AMNESTY Ireland has expressed "very grave concern" after Taoiseach Enda Kenny appeared to shrug off concerns about low-paid migrant workers being brought into Qatar to build football stadiums for the 2022 World Cup.
During his trade visit to the Middle East the Taoiseach said "my assumption is that those who work internationally on such projects would have proper working conditions and proper facilities and I expect that to be the way".
International labour groups have warned that much of the construction is being carried out by an army of low paid and sometimes badly treated migrant workers from as far away as Nepal, Sri Lanka and Bangladesh.
However, when questioned about the issues, Mr Kenny said he expected everything to be run properly.
"I met one of the project managers who is from Ireland, and who is in charge of building one of the six new stadia here in Doha. I think that the instinct here is that the stadia to be provided will be absolutely world class."
Reacting to the statement, Amnesty Ireland chief Colm O'Groman said he would be writing to the Taoiseach on his return from the Middle East. "I don't know what specific projects the Taoiseach was referring to but we published research in November about the conditions of these workers."

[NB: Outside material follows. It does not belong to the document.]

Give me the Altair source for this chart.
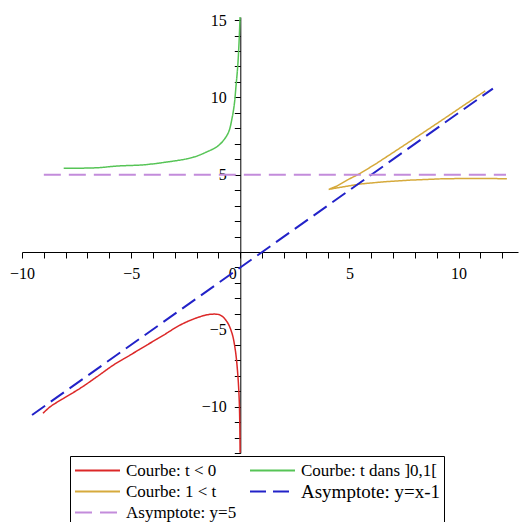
import altair as alt
import pandas as pd

# ---------------- data ----------------
# legend order (Vega fills the 2 legend columns top to bottom)
labels = ["Courbe: t < 0", "Courbe: 1 < t", "Asymptote: y=5",
          "Courbe: t dans ]0,1[", "Asymptote: y=x-1"]
colors = ["#DC2828", "#D6AA3C", "#C38CDB", "#56C456", "#2222C8"]
dashes = [[1, 0], [1, 0], [17, 8], [1, 0], [16, 7]]

red_x = [-9.04, -8.70, -8.09, -7.33, -6.56, -5.80, -5.04, -4.27, -3.51, -2.75,
         -1.98, -1.37, -0.92, -0.61, -0.38, -0.23, -0.12, -0.05, -0.02, -0.01]
red_y = [-10.43, -10.00, -9.46, -8.81, -8.06, -7.30, -6.66, -6.01, -5.37, -4.72,
         -4.25, -4.03, -4.08, -4.51, -5.26, -6.33, -7.84, -9.57, -11.51, -12.99]

green_x = [-8.09, -6.56, -5.65, -4.43, -3.36, -2.44, -1.98, -1.53, -1.07, -0.76,
           -0.53, -0.38, -0.27, -0.20, -0.12, -0.06, -0.01]
green_y = [5.41, 5.45, 5.56, 5.64, 5.82, 6.03, 6.21, 6.48, 6.81, 7.24,
           7.78, 8.64, 9.61, 10.69, 11.98, 13.49, 15.26]

gold_x = [11.22, 10.23, 9.31, 8.25, 7.18, 6.26, 5.50, 4.89, 4.43, 4.05,
          4.73, 5.50, 6.57, 7.79, 9.31, 10.84, 12.21]
gold_y = [10.42, 9.48, 8.60, 7.60, 6.60, 5.75, 5.09, 4.65, 4.27, 4.05,
          4.22, 4.40, 4.54, 4.65, 4.74, 4.76, 4.74]

blue_x = [-9.54, 11.57]
blue_y = [-10.54, 10.57]

purple_x = [-9.0, 12.17]
purple_y = [5.0, 5.0]

x_ticks = list(range(-10, 13))
y_ticks = list(range(-13, 16))

# ---------------- layout ----------------
XMIN, XMAX = -10.0, 12.72
YMIN, YMAX = -13.0, 15.2
W, H = 496, 436
X_AXIS_OFFSET = -H * (0 - YMIN) / (YMAX - YMIN)
Y_AXIS_OFFSET = -W * (0 - XMIN) / (XMAX - XMIN)

series = {
    "Courbe: t < 0": (red_x, red_y),
    "Courbe: t dans ]0,1[": (green_x, green_y),
    "Courbe: 1 < t": (gold_x, gold_y),
    "Asymptote: y=x-1": (blue_x, blue_y),
    "Asymptote: y=5": (purple_x, purple_y),
}
rows = []
for lab, (xs, ys) in series.items():
    for i, (x, y) in enumerate(zip(xs, ys)):
        rows.append({"serie": lab, "i": i, "x": x, "y": y})
df = pd.DataFrame(rows)
smooth = df[df["serie"].isin(["Courbe: t < 0", "Courbe: t dans ]0,1["])]
cusp = df[df["serie"] == "Courbe: 1 < t"]
asym = df[df["serie"].isin(["Asymptote: y=x-1", "Asymptote: y=5"])]

FONT = "Liberation Serif"

legend = alt.Legend(
    title=None, orient="none", legendX=48, legendY=439, columns=2,
    columnPadding=12, rowPadding=0, clipHeight=21, padding=4,
    strokeColor="black", fillColor="white", cornerRadius=0,
    symbolType="stroke", symbolSize=2025, symbolStrokeWidth=2,
    labelFont=FONT, labelColor="black", labelOffset=5,
    labelFontSize=alt.ExprRef(expr="datum.label === 'Asymptote: y=x-1' ? 19 : 17"),
)

x_enc = alt.X(
    "x:Q",
    scale=alt.Scale(domain=[XMIN, XMAX], nice=False, zero=False),
    axis=alt.Axis(
        values=x_ticks, orient="bottom", offset=X_AXIS_OFFSET, title=None, grid=False,
        labelExpr="datum.value % 5 === 0 ? datum.label : ''",
        domainColor="black", tickColor="black", tickSize=6,
        labelFont=FONT, labelFontSize=16, labelColor="black", labelPadding=7,
        labelFlush=False, labelOverlap=False, labelBound=False,
        labelAlign={"condition": {"test": "datum.value === 0", "value": "right"}, "value": "center"},
        labelOffset={"condition": {"test": "datum.value === 0", "value": -4}, "value": 0},
    ),
)
y_enc = alt.Y(
    "y:Q",
    scale=alt.Scale(domain=[YMIN, YMAX], nice=False, zero=False),
    axis=alt.Axis(
        values=y_ticks, orient="left", offset=Y_AXIS_OFFSET, title=None, grid=False,
        labelExpr="(datum.value % 5 === 0 && datum.value !== 0) ? datum.label : ''",
        domainColor="black", tickColor="black", tickSize=6,
        labelFont=FONT, labelFontSize=16, labelColor="black", labelPadding=8,
        labelFlush=False, labelOverlap=False, labelBound=False,
    ),
)
color_enc = alt.Color("serie:N", scale=alt.Scale(domain=labels, range=colors), legend=legend)
dash_enc = alt.StrokeDash("serie:N", scale=alt.Scale(domain=labels, range=dashes), legend=legend)

base_enc = dict(x=x_enc, y=y_enc, color=color_enc, strokeDash=dash_enc, order=alt.Order("i:Q"))

l1 = alt.Chart(smooth).mark_line(strokeWidth=1.5, clip=True, interpolate="catmull-rom").encode(**base_enc)
l2 = alt.Chart(cusp).mark_line(strokeWidth=1.5, clip=True).encode(**base_enc)
l3 = alt.Chart(asym).mark_line(strokeWidth=2, clip=True).encode(**base_enc)

chart = (
    alt.layer(l1, l2, l3)
    .properties(width=W, height=H,
                autosize=alt.AutoSizeParams(type="none"),
                padding={"left": 14, "top": 9, "right": 1, "bottom": 69},
                background="white")
    .configure_view(stroke=None)
)

chart.save("out.html", embed_options={"renderer": "svg", "actions": False})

Mr O'Gorman said the research had found that a group of workers had not been paid for a year, their travel documents had been withdrawn, they had been threatened with imprisonment if they refused to work and they had been living in conditions that were "unsanitory and unsafe".
He said the workers had "no recourse to legal remedy" because to complain required money and they had not been paid.
The European Parliament last year passed a resolution condemning the treatment of migrant workers in Qatar, and is sending a delegation to investigate the issue.
A visa system that leaves migrant workers vulnerable to exploitation is seen as one of the big problems.
The criticism has dogged the decision by FIFA, soccer's governing body, to award the 2022 tournament to Doha.
Irish architects, engineers and surveyors are flocking to the country for highly paid jobs overseeing exciting new projects.
But there is a dark side. Of the 1.8 million non-citizens living in Doha, few are well-paid expats enjoying the full fruits of the boom.
Last month Amnesty reported that more than 80 migrant construction workers in Qatar who worked for nearly a year without pay on a prestigious tower in Doha's financial district were facing food shortages and needed urgent government assistance.